Why Beulah Shot her Pistol Inside the Baptist Church by Clayton Sullivan
Why Beulah Shot her Pistol Inside the Baptist Church is a smartly written tale of a young Mississippi girl, Beulah Buchanan, raised in the Primitive Baptist Church.
When she was only sixteen, she marries Ralph Rainey, a much older man who is a deacon in the church. Beulah has no feelings for Rainey, she hardly even knows him, but he talks sweet to her and tells her she is pretty and so she imagines that life with him would be far better than the one she knew with her oppressive parents.
Beulah was mistaken. Ralph Rainey’s idea of a wife turns out to be nothing short of slavery and for the next six years, Beulah works in her domineering husband’s cafe all day and cooks him dinner at home every night. He doesn’t touch her lovingly, but climbs on top of her once in a while for sex. Beulah longs for a gentle touch, and her loneliness leads her to an affair with the preacher. With this affair, everything begins to unravel.

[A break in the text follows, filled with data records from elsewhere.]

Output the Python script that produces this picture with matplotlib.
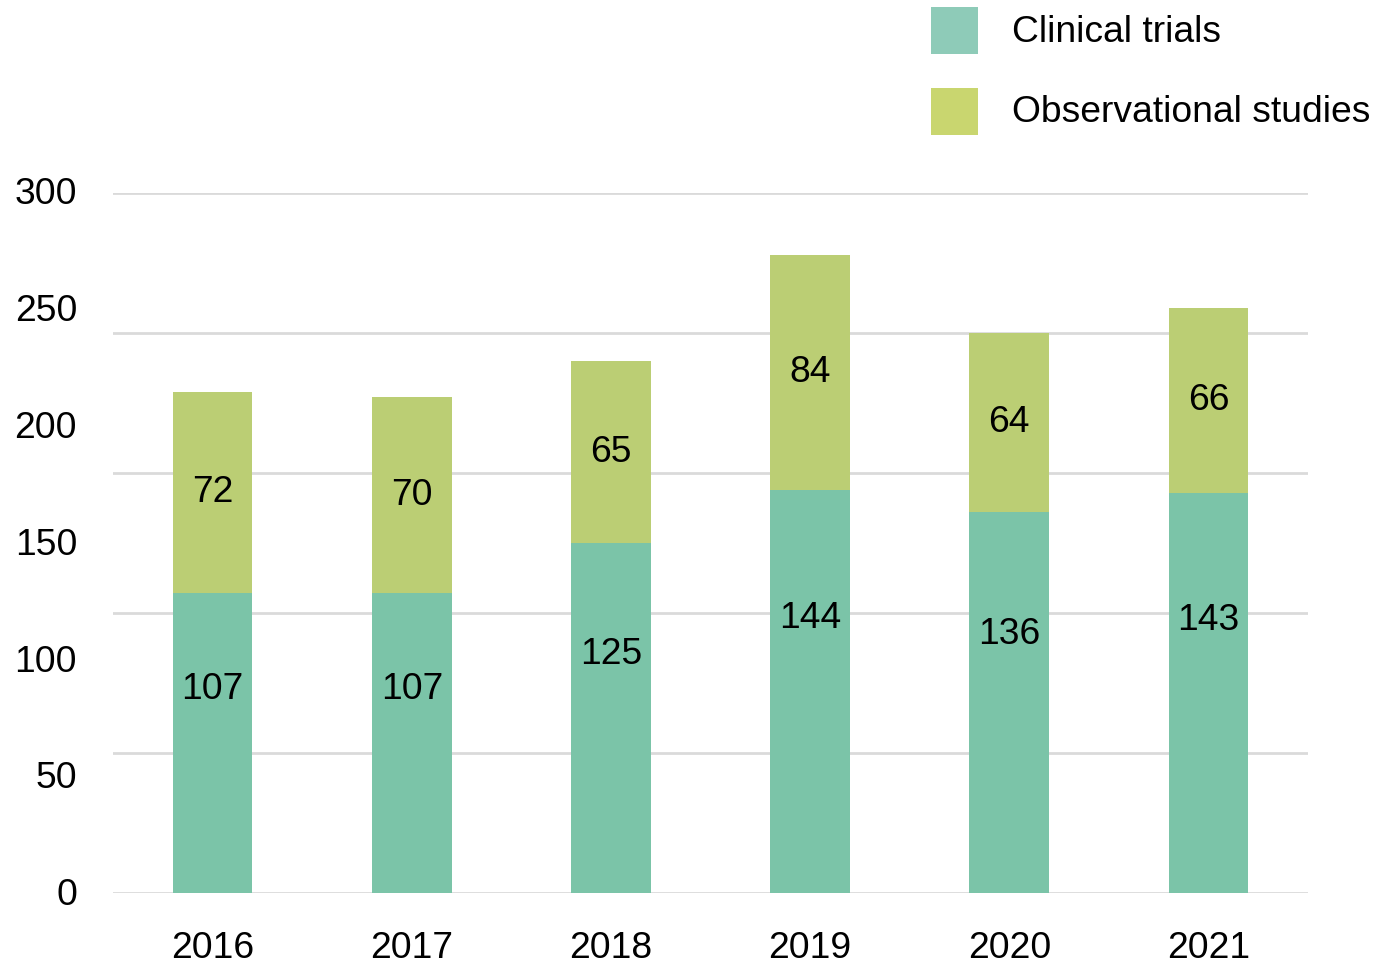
import numpy as np
import matplotlib.pyplot as plt
from matplotlib.patches import Rectangle

plt.rcParams['font.family'] = ['Liberation Sans', 'DejaVu Sans']

years = ['2016', '2017', '2018', '2019', '2020', '2021']
clinical = [107, 107, 125, 144, 136, 143]
observational = [72, 70, 65, 84, 64, 66]
grid_vals = [0, 50, 100, 150, 200, 250]
axis_labels = [0, 50, 100, 150, 200, 250, 300]

c_bar = '#7bc4a8'
o_bar = '#bbce74'
c_leg = '#8ecbb8'
o_leg = '#c9d66f'
grid_c = '#dadada'
fs = 26.8

W, H = 1373, 969
fig = plt.figure(figsize=(W / 100, H / 100), dpi=100)
ax = fig.add_axes([113 / W, (H - 893) / H, (1308 - 113) / W, (893 - 193) / H])

x = np.arange(len(years))
clinical = np.array(clinical)
observational = np.array(observational)

for g in grid_vals:
    ax.axhline(g, color=grid_c, lw=2, zorder=0)

ax.bar(x, clinical, width=0.4, color=c_bar, zorder=2)
ax.bar(x, observational, width=0.4, bottom=clinical, color=o_bar, zorder=2)

for xi, c, o in zip(x, clinical, observational):
    ax.text(xi, c * 0.68, str(c), ha='center', va='center', fontsize=fs, zorder=3)
    ax.text(xi, c + o / 2, str(o), ha='center', va='center', fontsize=fs, zorder=3)

ax.set_xlim(-0.5, 5.5)
ax.set_ylim(0, 250)
ax.set_xticks(x)
ax.set_xticklabels(years, fontsize=fs)
ax.tick_params(axis='x', length=0, pad=27)
ax.set_yticks([])
for s in ax.spines.values():
    s.set_visible(False)

# y labels sit a little off the gridlines
for v in axis_labels:
    ax.text(-0.5 - 36 / 199.2, v * 0.835 - 1, str(v), ha='right', va='center',
            fontsize=fs, clip_on=False)

# legend at the top right
for i, (lab, col) in enumerate([('Clinical trials', c_leg),
                                ('Observational studies', o_leg)]):
    top = 7 + i * 81
    fig.add_artist(Rectangle((931 / W, (H - top - 47) / H), 47 / W, 47 / H,
                             transform=fig.transFigure, color=col, lw=0))
    fig.text(1012 / W, (H - top - 25) / H, lab, ha='left', va='center',
             fontsize=fs)

fig.savefig('out.png', dpi=100)
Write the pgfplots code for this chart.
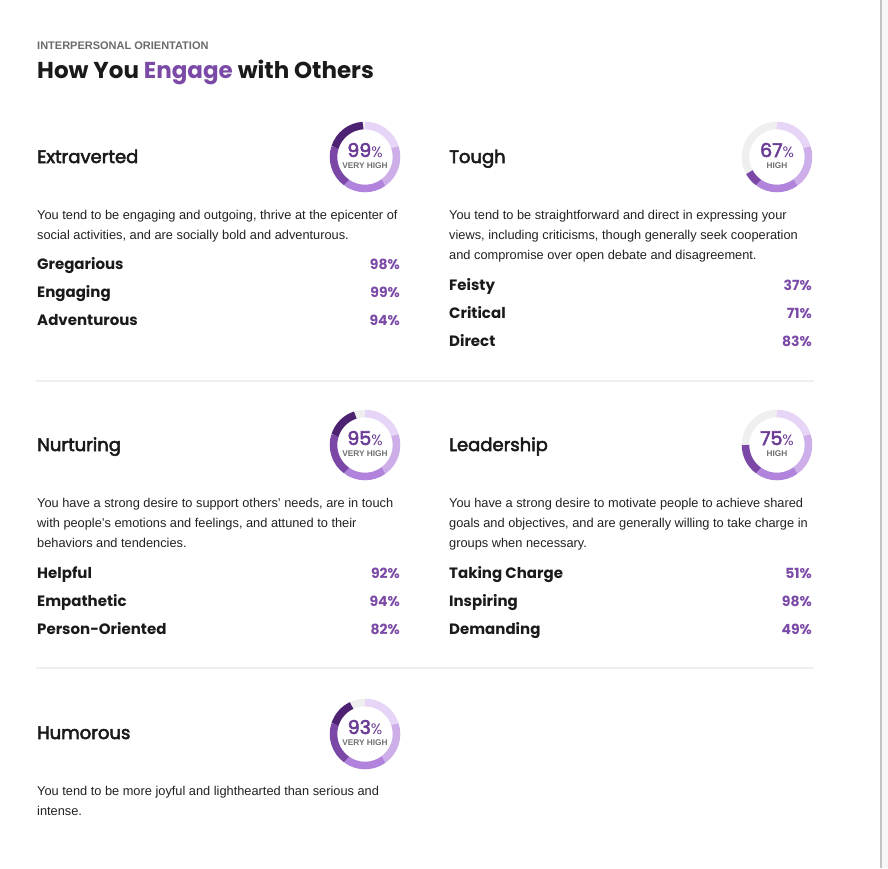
\documentclass[border=0pt]{standalone}
\usepackage{pgfplots}
\pgfplotsset{compat=1.18}
\usepackage{fontspec}
\setmainfont{Liberation Sans}
\newfontfamily\pop{Poppins}
\newfontfamily\popm{Poppins}[FakeBold=3]
\definecolor{segA}{HTML}{E6D5F7}
\definecolor{segB}{HTML}{CDAEE9}
\definecolor{segC}{HTML}{B183DC}
\definecolor{segD}{HTML}{7B48A8}
\definecolor{segE}{HTML}{4D2272}
\definecolor{ringgr}{HTML}{EFEFEF}
\definecolor{purp}{HTML}{7B4AA6}
\definecolor{numc}{HTML}{6B3D96}
\definecolor{ink}{HTML}{1A1A1A}
\definecolor{body}{HTML}{222222}
\definecolor{lvl}{HTML}{707070}
\definecolor{sep}{HTML}{EFEFEF}
\newcommand\fs[1]{\fontsize{#1}{#1}\selectfont}
\newcommand\donut[4]{% cx, cy, value, level
  \pgfmathsetmacro\va{3.6*#3}
  \draw[ringgr, line width=7.5pt] (axis cs:#1,#2) circle[radius=31.5pt];
  \foreach \k/\c in {0/segA,1/segB,2/segC,3/segD,4/segE}{
    \pgfmathsetmacro\sa{72*\k}
    \pgfmathsetmacro\ea{min(72*(\k+1),\va)}
    \ifdim\sa pt<\va pt
      \draw[\c, line width=7.5pt] (axis cs:#1,#2) ++({90-\sa}:31.5pt) arc[start angle={90-\sa}, end angle={90-\ea}, radius=31.5pt];
    \fi
  }
  \node[anchor=base, inner sep=0pt, text=numc] at (axis cs:#1,#2) {\popm\fs{19}#3\pop\fs{15}\%};
  \node[anchor=base, inner sep=0pt, text=lvl] at (axis cs:#1,#2+11.5) {\bfseries\fs{8.3}#4};
}
\newcommand\heading[3]{\node[anchor=base west, inner sep=0pt, text=ink] at (axis cs:#1,#2) {\popm\fs{18}#3};}
\newcommand\desc[3]{\node[anchor=base west, inner sep=0pt, text=body] at (axis cs:#1,#2) {\fs{12.8}#3};}
\newcommand\trait[4]{%
  \node[anchor=base west, inner sep=0pt, text=ink] at (axis cs:#1,#2) {\pop\bfseries\fs{15}#3};
  \node[anchor=base east, inner sep=0pt, text=purp] at (axis cs:#1+363,#2) {\pop\bfseries\fs{14}#4\%};}
\begin{document}
\begin{tikzpicture}
\begin{axis}[x=1pt, y=1pt, xmin=0, xmax=888, ymin=0, ymax=868, y dir=reverse,
  hide axis, clip=false, axis line style={draw=none}]
\addplot[draw=none] coordinates {(0,0) (888,868)};
\pgfplotsextra{
  \fill[white] (axis cs:0,0) rectangle (axis cs:888,868);
  \fill[black!3] (axis cs:882,0) rectangle (axis cs:888,868);
  \fill[black!23] (axis cs:880,0) rectangle (axis cs:882,868);
  \draw[sep, line width=2pt] (axis cs:36,381) -- (axis cs:814,381);
  \draw[sep, line width=2pt] (axis cs:36,668) -- (axis cs:814,668);
  \node[anchor=base west, inner sep=0pt, text=black!58] at (axis cs:37,49) {\bfseries\fs{11}INTERPERSONAL ORIENTATION};
  \node[anchor=base west, inner sep=0pt, text=ink] at (axis cs:37,78.5) {\pop\bfseries\fs{23}How You \textcolor{purp}{Engage} with Others};
  % Row 1 left
  \heading{37}{163}{Extraverted}
  \donut{365}{157}{99}{VERY HIGH}
  \desc{37}{219}{You tend to be engaging and outgoing, thrive at the epicenter of}
  \desc{37}{239}{social activities, and are socially bold and adventurous.}
  \trait{37}{269}{Gregarious}{98}
  \trait{37}{297}{Engaging}{99}
  \trait{37}{325}{Adventurous}{94}
  % Row 1 right
  \heading{449}{163}{Tough}
  \donut{777}{157}{67}{HIGH}
  \desc{449}{219}{You tend to be straightforward and direct in expressing your}
  \desc{449}{239}{views, including criticisms, though generally seek cooperation}
  \desc{449}{259}{and compromise over open debate and disagreement.}
  \trait{449}{290}{Feisty}{37}
  \trait{449}{318}{Critical}{71}
  \trait{449}{346}{Direct}{83}
  % Row 2 left
  \heading{37}{451}{Nurturing}
  \donut{365}{445}{95}{VERY HIGH}
  \desc{37}{507}{You have a strong desire to support others' needs, are in touch}
  \desc{37}{527}{with people's emotions and feelings, and attuned to their}
  \desc{37}{547}{behaviors and tendencies.}
  \trait{37}{578}{Helpful}{92}
  \trait{37}{606}{Empathetic}{94}
  \trait{37}{634}{Person-Oriented}{82}
  % Row 2 right
  \heading{449}{451}{Leadership}
  \donut{777}{445}{75}{HIGH}
  \desc{449}{507}{You have a strong desire to motivate people to achieve shared}
  \desc{449}{527}{goals and objectives, and are generally willing to take charge in}
  \desc{449}{547}{groups when necessary.}
  \trait{449}{578}{Taking Charge}{51}
  \trait{449}{606}{Inspiring}{98}
  \trait{449}{634}{Demanding}{49}
  % Row 3
  \heading{37}{739}{Humorous}
  \donut{365}{734}{93}{VERY HIGH}
  \desc{37}{795}{You tend to be more joyful and lighthearted than serious and}
  \desc{37}{815}{intense.}
}
\end{axis}
\end{tikzpicture}
\end{document}
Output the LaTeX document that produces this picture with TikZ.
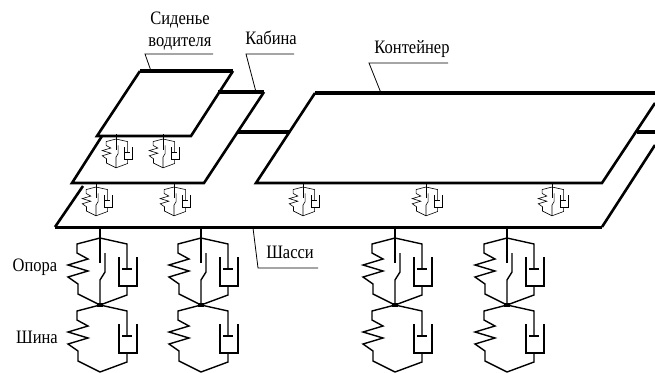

Sullivan writes this story through Beulah’s voice and he does an excellent job of showing us Beulah’s good heart and potential without compromising the story’s integrity. This novel has humor, some dark, which makes Beulah’s life with Ralph Rainey that much more convincing. A poignant moment for Beulah is when her husband sets his old tired working mule on fire. The scene is disturbing, terrifying and yet, humorous too.
If you grew up in the rural south, you will appreciate the novel for its authenticity, sad as it may be. If you did not, it’s as good as taking a trip into the life of a poor Mississippi girl.
The last chapters are unpredictable. The decisions Beulah makes in the last chapters are a bit puzzling perhaps to ensure an unpredictable final chapter, but in no way to did her decisions lessen her authenticity as a rural Mississippi girl in, as the author says, “a rural rut.”